Cyrus set forth from Sardis; and he marched through Lydia … He marched through
Phrygia … From there he marched to Celaena. The historical present ἐξελαύνει here
introduces each successive new stage in Cyrus’ march.
Note 1: This use may be similar to the use of the English simple present in summaries and
chapter headings (e.g. Henry Fielding, Tom Jones, Book 5, chapter 7, In which Mr Allworthy
appears on a Sick-Bed). The reason for the use of a present tense in such cases appears to be
that the information is presented as accessible at any time. On this analysis, this use is in fact
closer to the ‘timeless’ use of the present indicative (—»33.16) than to the historical present of
33.54.
33.56 Just as the present indicative may be used to present past actions as if they occur in the present,
it may also be used to present actions in the future as if they take place in the present. This
present for the future occurs particularly in the language of oracles and prophecies: the future
is seen as taking place in front of the prophet’s eyes:
(84) τότ’ ἐλεύθερον Ἑλλάδος ἧμαρ | εὐρύοπα Κρονίδης ἐπάγει καὶ πότνια Νίκη. (Hdt. 8.77.2)
At that time, far-seeing Zeus and mighty Victory shall bring the day of freedom for
Greece. _The conclusion of an oracle, as reported by Herodotus._So those of us used to older grammars might call this either the “Historic” or “Historical” present and mean by that a vivid narrative style. The CGCG draws attention to the decisive or crucial nature of the events narrated, although it observes that some authors use it as a form of “punctuation”. I think this underlines the necessity of looking at the context, and forming your best judgement.
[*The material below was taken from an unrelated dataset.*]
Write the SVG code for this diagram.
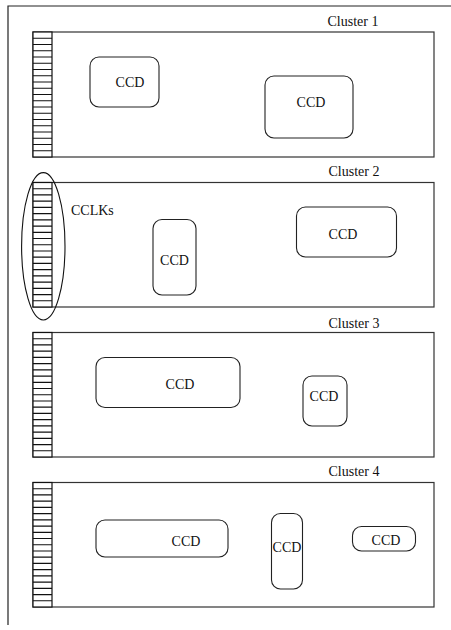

Specially (if you have read this far):
Is the historical present used to emphasize memorable events?
I dont think it is restricted to “memorable events”. What a memorable event is must be a subjective judgement and perhaps ancient historians thought all the events they wrote about were memorable. I think its best to think of it as a narrative device to make the the prose a bit more lively.
Do the philosophers use the historical present, or is it used more in narrative.
I think you will find it much more often in historians than elsewhere. Goodwin specifically says it is not found in Homer. I can’t think of an example in Plato but that’s not to say there isn’t one. I am sure Chad knows the answer!